Resta il fatto che, da cinquant’anni, il punto più discusso della legge 300 è il suo celeberrimo, amatissimo, esecrato art. 18. Cioè proprio quello che, già nella sua seconda riga, cita la legge 604. Leggiamo insieme: “Ferma restando l’esperibilità delle procedure previste dall’articolo 7 della legge 15 luglio 1966, n. 604, il giudice, con la sentenza con cui dichiara inefficace il licenziamento ai sensi dell’articolo 2 della legge predetta o annulla il licenziamento intimato senza giusta causa o giustificato motivo ovvero ne dichiara la nullità a norma della legge stessa, ordina al datore di lavoro di reintegrare il lavoratore nel posto di lavoro”.

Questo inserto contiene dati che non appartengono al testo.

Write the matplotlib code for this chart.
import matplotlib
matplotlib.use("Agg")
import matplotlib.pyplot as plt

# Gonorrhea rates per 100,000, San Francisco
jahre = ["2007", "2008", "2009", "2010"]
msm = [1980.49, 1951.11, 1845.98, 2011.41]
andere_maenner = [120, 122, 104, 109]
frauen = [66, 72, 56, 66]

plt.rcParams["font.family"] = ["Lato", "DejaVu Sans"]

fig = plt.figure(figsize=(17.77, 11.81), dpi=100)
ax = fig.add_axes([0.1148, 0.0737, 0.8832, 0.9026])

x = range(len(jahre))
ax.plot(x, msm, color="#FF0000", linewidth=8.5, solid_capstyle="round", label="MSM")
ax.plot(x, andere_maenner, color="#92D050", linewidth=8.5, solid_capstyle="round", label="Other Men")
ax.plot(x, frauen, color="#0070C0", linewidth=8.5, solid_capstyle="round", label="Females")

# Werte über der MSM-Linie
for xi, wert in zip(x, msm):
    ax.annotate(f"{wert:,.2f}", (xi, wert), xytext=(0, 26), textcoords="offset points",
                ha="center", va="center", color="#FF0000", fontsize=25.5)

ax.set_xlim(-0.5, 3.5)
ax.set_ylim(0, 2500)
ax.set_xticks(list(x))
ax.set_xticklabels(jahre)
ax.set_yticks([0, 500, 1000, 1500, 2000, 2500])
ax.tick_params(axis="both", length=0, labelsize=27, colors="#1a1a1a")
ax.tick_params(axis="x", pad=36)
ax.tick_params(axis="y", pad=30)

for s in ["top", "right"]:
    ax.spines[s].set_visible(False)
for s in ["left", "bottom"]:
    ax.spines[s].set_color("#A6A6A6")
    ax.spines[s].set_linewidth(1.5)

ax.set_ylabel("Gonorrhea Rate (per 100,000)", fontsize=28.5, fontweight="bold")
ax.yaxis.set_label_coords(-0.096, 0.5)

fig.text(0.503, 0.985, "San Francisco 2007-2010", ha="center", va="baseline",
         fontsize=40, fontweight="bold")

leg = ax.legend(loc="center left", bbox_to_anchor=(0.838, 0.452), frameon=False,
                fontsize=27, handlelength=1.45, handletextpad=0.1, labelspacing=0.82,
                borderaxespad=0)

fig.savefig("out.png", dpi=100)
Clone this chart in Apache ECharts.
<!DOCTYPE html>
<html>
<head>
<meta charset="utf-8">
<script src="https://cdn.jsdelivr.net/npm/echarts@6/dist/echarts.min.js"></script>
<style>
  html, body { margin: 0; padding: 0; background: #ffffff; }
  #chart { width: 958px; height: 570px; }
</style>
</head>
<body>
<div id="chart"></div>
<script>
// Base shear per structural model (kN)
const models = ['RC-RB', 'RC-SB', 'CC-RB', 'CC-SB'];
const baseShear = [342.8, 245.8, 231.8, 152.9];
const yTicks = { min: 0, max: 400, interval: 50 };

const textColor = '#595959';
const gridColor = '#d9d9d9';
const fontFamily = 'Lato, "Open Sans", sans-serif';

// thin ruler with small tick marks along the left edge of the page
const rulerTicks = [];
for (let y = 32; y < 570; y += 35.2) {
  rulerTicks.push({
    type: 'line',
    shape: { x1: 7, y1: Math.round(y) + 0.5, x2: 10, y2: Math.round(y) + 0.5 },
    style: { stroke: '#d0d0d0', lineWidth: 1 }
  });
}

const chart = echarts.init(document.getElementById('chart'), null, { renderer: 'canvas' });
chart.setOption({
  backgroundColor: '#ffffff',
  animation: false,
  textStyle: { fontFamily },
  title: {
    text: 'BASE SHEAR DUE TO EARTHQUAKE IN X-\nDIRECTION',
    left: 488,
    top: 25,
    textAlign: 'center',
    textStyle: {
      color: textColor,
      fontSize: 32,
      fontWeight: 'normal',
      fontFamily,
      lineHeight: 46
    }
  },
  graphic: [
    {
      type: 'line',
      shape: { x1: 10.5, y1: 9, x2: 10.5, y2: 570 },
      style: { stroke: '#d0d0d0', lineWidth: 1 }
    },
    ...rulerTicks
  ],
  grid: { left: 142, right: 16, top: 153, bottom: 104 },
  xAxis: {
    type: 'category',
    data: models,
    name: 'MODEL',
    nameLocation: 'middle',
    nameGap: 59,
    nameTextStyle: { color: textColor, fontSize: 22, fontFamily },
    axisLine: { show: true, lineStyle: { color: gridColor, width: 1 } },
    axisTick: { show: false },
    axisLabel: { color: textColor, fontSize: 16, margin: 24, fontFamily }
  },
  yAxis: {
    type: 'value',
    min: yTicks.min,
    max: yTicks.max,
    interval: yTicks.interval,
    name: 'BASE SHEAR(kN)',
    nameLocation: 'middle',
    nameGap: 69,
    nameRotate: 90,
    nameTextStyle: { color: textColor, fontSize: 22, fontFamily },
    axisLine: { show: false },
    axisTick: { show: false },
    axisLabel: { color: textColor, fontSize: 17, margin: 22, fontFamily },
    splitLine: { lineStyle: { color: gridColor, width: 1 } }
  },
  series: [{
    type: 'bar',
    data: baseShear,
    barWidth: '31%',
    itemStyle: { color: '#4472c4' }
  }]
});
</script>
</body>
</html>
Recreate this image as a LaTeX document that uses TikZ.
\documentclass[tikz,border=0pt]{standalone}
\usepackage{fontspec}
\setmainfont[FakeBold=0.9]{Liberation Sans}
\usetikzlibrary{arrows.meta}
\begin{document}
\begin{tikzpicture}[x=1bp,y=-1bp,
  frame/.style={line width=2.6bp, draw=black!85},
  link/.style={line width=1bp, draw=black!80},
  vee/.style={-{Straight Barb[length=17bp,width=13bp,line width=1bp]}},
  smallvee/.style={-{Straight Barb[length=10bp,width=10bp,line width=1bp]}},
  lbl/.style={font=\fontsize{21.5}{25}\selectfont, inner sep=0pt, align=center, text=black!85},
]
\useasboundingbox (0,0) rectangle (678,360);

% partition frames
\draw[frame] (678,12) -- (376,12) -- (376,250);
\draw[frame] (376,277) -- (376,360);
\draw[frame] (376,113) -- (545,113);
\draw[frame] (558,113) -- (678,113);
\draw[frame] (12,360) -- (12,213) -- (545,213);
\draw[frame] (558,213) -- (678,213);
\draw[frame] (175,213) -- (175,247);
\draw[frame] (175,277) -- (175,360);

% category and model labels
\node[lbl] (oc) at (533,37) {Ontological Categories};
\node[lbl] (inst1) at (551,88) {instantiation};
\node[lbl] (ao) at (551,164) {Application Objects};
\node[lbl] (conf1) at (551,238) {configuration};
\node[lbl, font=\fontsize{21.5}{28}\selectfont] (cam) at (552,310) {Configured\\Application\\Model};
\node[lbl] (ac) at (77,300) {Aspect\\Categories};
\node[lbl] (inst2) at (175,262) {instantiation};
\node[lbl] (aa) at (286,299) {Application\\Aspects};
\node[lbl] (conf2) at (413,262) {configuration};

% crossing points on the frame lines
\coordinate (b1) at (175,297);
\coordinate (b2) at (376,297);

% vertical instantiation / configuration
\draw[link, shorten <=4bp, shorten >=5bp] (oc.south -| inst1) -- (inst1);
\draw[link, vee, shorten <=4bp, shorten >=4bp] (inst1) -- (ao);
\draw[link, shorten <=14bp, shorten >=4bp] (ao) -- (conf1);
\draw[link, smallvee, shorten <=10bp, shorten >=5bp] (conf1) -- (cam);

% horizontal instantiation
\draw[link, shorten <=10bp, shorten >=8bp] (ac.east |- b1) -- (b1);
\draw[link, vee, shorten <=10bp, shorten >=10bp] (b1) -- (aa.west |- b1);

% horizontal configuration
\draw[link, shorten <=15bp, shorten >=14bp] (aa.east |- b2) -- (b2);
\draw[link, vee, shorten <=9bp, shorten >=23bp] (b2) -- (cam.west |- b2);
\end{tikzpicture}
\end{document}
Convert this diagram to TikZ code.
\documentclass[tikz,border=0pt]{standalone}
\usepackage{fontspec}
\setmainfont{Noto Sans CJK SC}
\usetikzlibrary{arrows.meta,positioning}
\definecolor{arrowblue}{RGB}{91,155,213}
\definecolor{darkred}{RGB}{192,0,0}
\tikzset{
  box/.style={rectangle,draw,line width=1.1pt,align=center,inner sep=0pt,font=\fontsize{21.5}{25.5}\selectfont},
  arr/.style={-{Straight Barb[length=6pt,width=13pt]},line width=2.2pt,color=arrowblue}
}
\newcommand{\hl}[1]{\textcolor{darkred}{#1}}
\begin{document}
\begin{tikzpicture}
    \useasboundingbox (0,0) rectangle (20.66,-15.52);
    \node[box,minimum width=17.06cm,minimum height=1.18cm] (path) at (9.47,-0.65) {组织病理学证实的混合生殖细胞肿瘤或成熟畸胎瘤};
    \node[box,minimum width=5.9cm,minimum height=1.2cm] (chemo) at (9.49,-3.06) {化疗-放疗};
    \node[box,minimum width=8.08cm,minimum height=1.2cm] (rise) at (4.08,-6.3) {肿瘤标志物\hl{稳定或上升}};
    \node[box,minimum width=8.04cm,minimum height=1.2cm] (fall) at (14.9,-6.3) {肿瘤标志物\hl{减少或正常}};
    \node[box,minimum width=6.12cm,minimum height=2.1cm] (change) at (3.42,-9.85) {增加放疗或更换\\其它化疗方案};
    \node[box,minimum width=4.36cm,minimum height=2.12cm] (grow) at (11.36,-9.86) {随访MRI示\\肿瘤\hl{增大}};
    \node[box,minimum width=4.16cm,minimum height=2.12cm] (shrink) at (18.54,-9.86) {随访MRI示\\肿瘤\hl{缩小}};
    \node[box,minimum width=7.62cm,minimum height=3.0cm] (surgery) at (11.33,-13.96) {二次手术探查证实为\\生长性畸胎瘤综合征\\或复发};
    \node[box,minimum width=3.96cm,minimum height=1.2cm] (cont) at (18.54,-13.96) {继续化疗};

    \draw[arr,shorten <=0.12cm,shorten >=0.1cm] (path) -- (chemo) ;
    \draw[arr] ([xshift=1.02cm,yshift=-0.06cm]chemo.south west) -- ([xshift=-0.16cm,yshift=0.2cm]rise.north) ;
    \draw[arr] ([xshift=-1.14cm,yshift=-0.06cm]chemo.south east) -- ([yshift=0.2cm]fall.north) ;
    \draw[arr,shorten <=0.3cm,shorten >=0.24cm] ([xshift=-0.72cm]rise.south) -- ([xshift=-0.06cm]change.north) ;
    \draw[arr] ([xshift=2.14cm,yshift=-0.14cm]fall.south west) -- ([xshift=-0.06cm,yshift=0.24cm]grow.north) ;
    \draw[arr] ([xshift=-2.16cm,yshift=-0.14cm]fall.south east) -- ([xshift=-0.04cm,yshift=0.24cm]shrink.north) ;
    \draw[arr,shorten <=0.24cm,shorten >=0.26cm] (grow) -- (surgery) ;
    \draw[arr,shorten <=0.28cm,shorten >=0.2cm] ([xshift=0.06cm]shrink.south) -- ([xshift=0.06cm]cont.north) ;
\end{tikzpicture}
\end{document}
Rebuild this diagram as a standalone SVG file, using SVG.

Ora non è certo mia intenzione quella di sminuire le due grandi novità introdotte dalla legge 300/70 rispetto alla legge 604/66.
Primo: la legge del ’66 fissava a 35 dipendenti la soglia dimensionale delle imprese al di sopra della quale iniziava il suo campo di applicazione. Tale soglia, come è noto, fu portata dalla legge del 1970 a 15 dipendenti. In pratica, il campo di applicazione della seconda, dato il noto problema delle ridotte dimensioni di molte imprese italiane, crebbe in modo significativo rispetto a quello della prima.
Secondo: come è noto, l’articolo 18 della legge 300/70 si intitola “Reintegrazione nel posto di lavoro”. Senza entrare nelle sottigliezze del dibattito storico-giuridico fra Vincenzo Bavaro e Pietro Ichino che è stato ospitato, grazie a una meritoria iniziativa di Antonio Carioti, sul n. 442 della Lettura del Corriere della Sera, ancora in edicola fino a sabato 23 maggio, è evidente che il passaggio dal semplice indennizzo alla reintegrazione del lavoratore ingiustamente licenziato nella sua precedente collocazione lavorativa ha costituito la novità più dirompente della legge 300.
Concludendo. Se in occasione del 50° anniversario del varo della legge 20 maggio 1970, n. 300, si vuole dare nuovo impulso, da una lato, alla ricerca storica, e, dall’altro, al dibattito giuridico, e politico, sulla legislazione eretta a promozione e difesa dei diritti dei lavoratori, sarà bene seguire l’esempio che, proprio in questi giorni, ci è stato dato da Bavaro e Ichino nel citato confronto: bisogna partire dalla legge 15 luglio 1966, n. 604. Quella legge che fu concepita e stesa da legislatori nelle cui menti era ancora fresco il ricordo delle migliaia di licenziamenti individuali che, nei duri anni 50, avevano segnato tragicamente tante fabbriche del nostro Paese. Quella legge, ancora, senza di cui l’articolo 18 dello Statuto dei diritti dei lavoratori non sarebbe stato concepibile nella forma in cui è stato poi effettivamente concepito.